* **Data block**

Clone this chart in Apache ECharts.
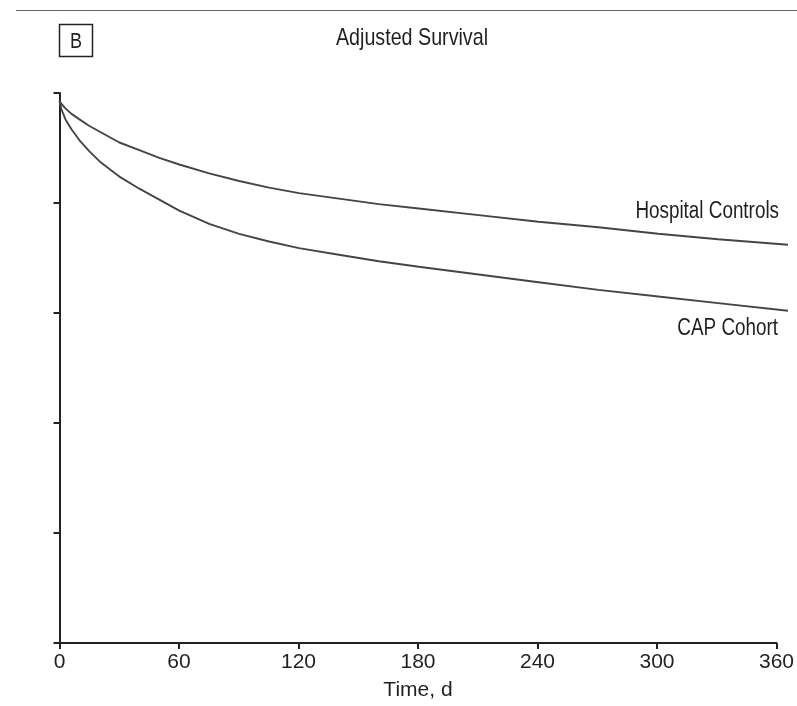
<!DOCTYPE html>
<html>
<head>
<meta charset="utf-8">
<script src="https://cdn.jsdelivr.net/npm/echarts@6/dist/echarts.min.js"></script>
<style>
  html, body { margin: 0; padding: 0; background: #fff; }
  #chart { width: 797px; height: 706px; }
</style>
</head>
<body>
<div id="chart"></div>
<script>
// time points (days)
const days = [0, 1, 3, 6, 10, 15, 20, 25, 30, 40, 50, 60, 75, 90, 105, 120, 140, 160, 180, 210, 240, 270, 300, 330, 365];
// adjusted survival
const hospitalControls = [0.993, 0.990, 0.986, 0.981, 0.976, 0.970, 0.965, 0.960, 0.955, 0.948, 0.941, 0.935, 0.927, 0.920, 0.914, 0.909, 0.904, 0.899, 0.895, 0.889, 0.883, 0.878, 0.872, 0.867, 0.862];
const capCohort = [0.993, 0.985, 0.976, 0.967, 0.957, 0.947, 0.938, 0.931, 0.924, 0.913, 0.903, 0.893, 0.881, 0.872, 0.865, 0.859, 0.853, 0.847, 0.842, 0.835, 0.828, 0.821, 0.815, 0.809, 0.802];
const xTicks = [0, 60, 120, 180, 240, 300, 360];

// no narrow face installed: Liberation Sans squeezed to ~Arial Narrow width where we can
const FONT = '"Liberation Sans", Arial, sans-serif';
const NARROW = 0.82;
const INK = '#231f20';
const AXIS = '#222';

// the curves run a few days past the last tick (365 d), so they sit on a
// second, hidden grid whose x scale matches the visible one but reaches 365
const PX_PER_DAY = (797 - 19 - 59.5) / 360;

const chart = echarts.init(document.getElementById('chart'));

const pairs = (ys) => days.map((d, i) => [d, ys[i]]);

const lineSeries = (name, ys) => ({
  name,
  type: 'line',
  xAxisIndex: 1,
  yAxisIndex: 1,
  data: pairs(ys),
  showSymbol: false,
  smooth: false,
  lineStyle: { color: '#454545', width: 1.9 },
  z: 3,
});

const label = (text, x, y, size, align) => ({
  type: 'text',
  x, y,
  scaleX: NARROW,
  style: { text, font: size + 'px ' + FONT, fill: INK, align, verticalAlign: 'middle' },
});

chart.setOption({
  animation: false,
  grid: [
    { left: 59.5, right: 19, top: 93, bottom: 63 },
    { left: 59.5, right: 797 - 59.5 - 365 * PX_PER_DAY, top: 93, bottom: 63 },
  ],
  xAxis: [
    {
      type: 'value',
      gridIndex: 0,
      min: 0,
      max: 360,
      interval: 60,
      name: 'Time, d',
      nameLocation: 'middle',
      nameGap: 37,
      nameTextStyle: { color: INK, fontFamily: FONT, fontSize: 21 },
      axisLine: { lineStyle: { color: AXIS, width: 2 } },
      axisTick: { show: true, inside: false, length: 6, lineStyle: { color: AXIS, width: 2 } },
      axisLabel: {
        color: INK, fontFamily: FONT, fontSize: 21, margin: 9,
        formatter: (v) => (xTicks.includes(v) ? String(v) : ''),
      },
      splitLine: { show: false },
    },
    {
      type: 'value',
      gridIndex: 1,
      min: 0,
      max: 365,
      show: false,
    },
  ],
  yAxis: [
    {
      type: 'value',
      gridIndex: 0,
      min: 0.5,
      max: 1.0,
      interval: 0.1,
      axisLine: { show: true, lineStyle: { color: AXIS, width: 2 } },
      axisTick: { show: true, inside: false, length: 6, lineStyle: { color: AXIS, width: 2 } },
      axisLabel: { show: false },
      splitLine: { show: false },
    },
    {
      type: 'value',
      gridIndex: 1,
      min: 0.5,
      max: 1.0,
      show: false,
    },
  ],
  series: [
    lineSeries('Hospital Controls', hospitalControls),
    lineSeries('CAP Cohort', capCohort),
  ],
  graphic: [
    { type: 'line', shape: { x1: 16, y1: 10.5, x2: 797, y2: 10.5 }, style: { stroke: '#666', lineWidth: 1.2 } },
    { type: 'rect', shape: { x: 59.5, y: 24.5, width: 33, height: 32 }, style: { fill: '#fff', stroke: AXIS, lineWidth: 1.5 } },
    label('B', 76, 41.5, 22, 'center'),
    label('Adjusted Survival', 412, 38, 24, 'center'),
    label('Hospital Controls', 779, 212, 23, 'right'),
    label('CAP Cohort', 778, 328.5, 23, 'right'),
  ],
});
</script>
</body>
</html>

* **Required task**
Without including any pictures, reproduce the listing exactly.

* **Answer**
Clone this chart in Apache ECharts.
<!DOCTYPE html>
<html>
<head>
<meta charset="utf-8">
<script src="https://cdn.jsdelivr.net/npm/echarts@6/dist/echarts.min.js"></script>
<style>
  html, body { margin: 0; padding: 0; background: #fff; }
  #chart { width: 797px; height: 706px; }
</style>
</head>
<body>
<div id="chart"></div>
<script>
// time points (days)
const days = [0, 1, 3, 6, 10, 15, 20, 25, 30, 40, 50, 60, 75, 90, 105, 120, 140, 160, 180, 210, 240, 270, 300, 330, 365];
// adjusted survival
const hospitalControls = [0.993, 0.990, 0.986, 0.981, 0.976, 0.970, 0.965, 0.960, 0.955, 0.948, 0.941, 0.935, 0.927, 0.920, 0.914, 0.909, 0.904, 0.899, 0.895, 0.889, 0.883, 0.878, 0.872, 0.867, 0.862];
const capCohort = [0.993, 0.985, 0.976, 0.967, 0.957, 0.947, 0.938, 0.931, 0.924, 0.913, 0.903, 0.893, 0.881, 0.872, 0.865, 0.859, 0.853, 0.847, 0.842, 0.835, 0.828, 0.821, 0.815, 0.809, 0.802];
const xTicks = [0, 60, 120, 180, 240, 300, 360];

// no narrow face installed: Liberation Sans squeezed to ~Arial Narrow width where we can
const FONT = '"Liberation Sans", Arial, sans-serif';
const NARROW = 0.82;
const INK = '#231f20';
const AXIS = '#222';

// the curves run a few days past the last tick (365 d), so they sit on a
// second, hidden grid whose x scale matches the visible one but reaches 365
const PX_PER_DAY = (797 - 19 - 59.5) / 360;

const chart = echarts.init(document.getElementById('chart'));

const pairs = (ys) => days.map((d, i) => [d, ys[i]]);

const lineSeries = (name, ys) => ({
  name,
  type: 'line',
  xAxisIndex: 1,
  yAxisIndex: 1,
  data: pairs(ys),
  showSymbol: false,
  smooth: false,
  lineStyle: { color: '#454545', width: 1.9 },
  z: 3,
});

const label = (text, x, y, size, align) => ({
  type: 'text',
  x, y,
  scaleX: NARROW,
  style: { text, font: size + 'px ' + FONT, fill: INK, align, verticalAlign: 'middle' },
});

chart.setOption({
  animation: false,
  grid: [
    { left: 59.5, right: 19, top: 93, bottom: 63 },
    { left: 59.5, right: 797 - 59.5 - 365 * PX_PER_DAY, top: 93, bottom: 63 },
  ],
  xAxis: [
    {
      type: 'value',
      gridIndex: 0,
      min: 0,
      max: 360,
      interval: 60,
      name: 'Time, d',
      nameLocation: 'middle',
      nameGap: 37,
      nameTextStyle: { color: INK, fontFamily: FONT, fontSize: 21 },
      axisLine: { lineStyle: { color: AXIS, width: 2 } },
      axisTick: { show: true, inside: false, length: 6, lineStyle: { color: AXIS, width: 2 } },
      axisLabel: {
        color: INK, fontFamily: FONT, fontSize: 21, margin: 9,
        formatter: (v) => (xTicks.includes(v) ? String(v) : ''),
      },
      splitLine: { show: false },
    },
    {
      type: 'value',
      gridIndex: 1,
      min: 0,
      max: 365,
      show: false,
    },
  ],
  yAxis: [
    {
      type: 'value',
      gridIndex: 0,
      min: 0.5,
      max: 1.0,
      interval: 0.1,
      axisLine: { show: true, lineStyle: { color: AXIS, width: 2 } },
      axisTick: { show: true, inside: false, length: 6, lineStyle: { color: AXIS, width: 2 } },
      axisLabel: { show: false },
      splitLine: { show: false },
    },
    {
      type: 'value',
      gridIndex: 1,
      min: 0.5,
      max: 1.0,
      show: false,
    },
  ],
  series: [
    lineSeries('Hospital Controls', hospitalControls),
    lineSeries('CAP Cohort', capCohort),
  ],
  graphic: [
    { type: 'line', shape: { x1: 16, y1: 10.5, x2: 797, y2: 10.5 }, style: { stroke: '#666', lineWidth: 1.2 } },
    { type: 'rect', shape: { x: 59.5, y: 24.5, width: 33, height: 32 }, style: { fill: '#fff', stroke: AXIS, lineWidth: 1.5 } },
    label('B', 76, 41.5, 22, 'center'),
    label('Adjusted Survival', 412, 38, 24, 'center'),
    label('Hospital Controls', 779, 212, 23, 'right'),
    label('CAP Cohort', 778, 328.5, 23, 'right'),
  ],
});
</script>
</body>
</html>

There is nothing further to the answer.